Original text with an English translation, appendix: Marriage Customs

Text language: English

In the late forties and the early fifties the well-known British arabist Terence Frederick Mitchell (1919–2007) did fieldwork in the Berber speaking town of Zuara on the west coast of Libya. In Zuara, he had the good fortune to meet a young man called Remdân Azzâbi who was to become his major informant for the Zuaran Berber language. For him Mitchell arranged a two years’ stay in London, which allowed them to work together on the analysis of this language of which so little was known.

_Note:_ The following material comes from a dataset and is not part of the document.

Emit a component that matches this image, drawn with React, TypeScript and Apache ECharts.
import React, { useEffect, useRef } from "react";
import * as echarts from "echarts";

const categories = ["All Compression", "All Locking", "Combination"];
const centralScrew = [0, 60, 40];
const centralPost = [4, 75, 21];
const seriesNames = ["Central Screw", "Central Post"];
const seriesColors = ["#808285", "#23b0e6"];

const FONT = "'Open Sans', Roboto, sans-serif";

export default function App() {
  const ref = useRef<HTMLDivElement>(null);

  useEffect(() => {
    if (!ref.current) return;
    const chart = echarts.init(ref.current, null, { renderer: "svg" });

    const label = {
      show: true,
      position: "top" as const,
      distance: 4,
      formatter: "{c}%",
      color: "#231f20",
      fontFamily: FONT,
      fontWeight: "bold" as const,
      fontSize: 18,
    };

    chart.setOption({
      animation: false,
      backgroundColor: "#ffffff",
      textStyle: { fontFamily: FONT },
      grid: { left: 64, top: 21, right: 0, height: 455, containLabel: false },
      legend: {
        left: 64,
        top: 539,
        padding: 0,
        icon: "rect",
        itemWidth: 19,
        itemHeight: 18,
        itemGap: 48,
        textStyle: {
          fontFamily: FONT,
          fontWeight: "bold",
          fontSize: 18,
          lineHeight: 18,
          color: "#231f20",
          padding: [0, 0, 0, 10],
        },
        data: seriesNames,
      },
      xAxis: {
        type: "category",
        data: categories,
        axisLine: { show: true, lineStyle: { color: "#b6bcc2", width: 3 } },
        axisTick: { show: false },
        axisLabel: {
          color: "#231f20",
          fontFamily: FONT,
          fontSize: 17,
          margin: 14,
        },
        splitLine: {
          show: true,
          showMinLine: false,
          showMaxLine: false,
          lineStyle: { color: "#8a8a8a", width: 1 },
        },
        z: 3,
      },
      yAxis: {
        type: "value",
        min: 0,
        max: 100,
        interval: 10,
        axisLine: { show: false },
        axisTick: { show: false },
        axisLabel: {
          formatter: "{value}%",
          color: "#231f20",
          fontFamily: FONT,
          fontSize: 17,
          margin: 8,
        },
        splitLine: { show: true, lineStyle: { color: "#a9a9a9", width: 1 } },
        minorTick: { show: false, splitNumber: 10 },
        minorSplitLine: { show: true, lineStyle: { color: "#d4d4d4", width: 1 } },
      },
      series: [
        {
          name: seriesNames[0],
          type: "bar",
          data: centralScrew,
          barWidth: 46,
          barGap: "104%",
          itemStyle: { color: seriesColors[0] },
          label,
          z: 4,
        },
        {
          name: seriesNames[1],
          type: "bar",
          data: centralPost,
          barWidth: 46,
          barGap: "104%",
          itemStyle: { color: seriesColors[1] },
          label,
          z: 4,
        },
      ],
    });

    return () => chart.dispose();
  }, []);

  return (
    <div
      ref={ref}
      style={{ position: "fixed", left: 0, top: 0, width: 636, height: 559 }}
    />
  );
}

The fruitful cooperation with Remdân Azzâbi enabled Mitchell to publish three fundamental articles on Zuaran Berber. However, the bulk of Mitchell’s research results remained unpublished. This is also the case for Ferhat, an everyday story of Berber folk in and around Zuara, which depicts the daily life of a Zuaran family, in particular of Sa’id and Za’ima, and the upbringing of their son Ferhat. Half a year before his death in January 2007, Mitchell had handed over all his material on Zuaran Berber to the editor of the Berber Studies series with the permission to publish it.

Of all Mitchell’s documents the Ferhat book was clearly the closest to publication. One major decision had to be made in relation to this book: either to publish it unchanged, i.e. in a version printed on an old dot printer, or to publish a more readable edition after digital manipulation of the text. The series editor decided to publish the book unchanged, and thus made available the original version of the longest corpus of Zuaran Berber texts for berberologists and others interested.

The present volume contains a transcription of the original text and an English translation as well as a bibliography of previous linguistic work on Zuaran Berber. The autograph edition is completed by an appendix on marriage customs in Zuara.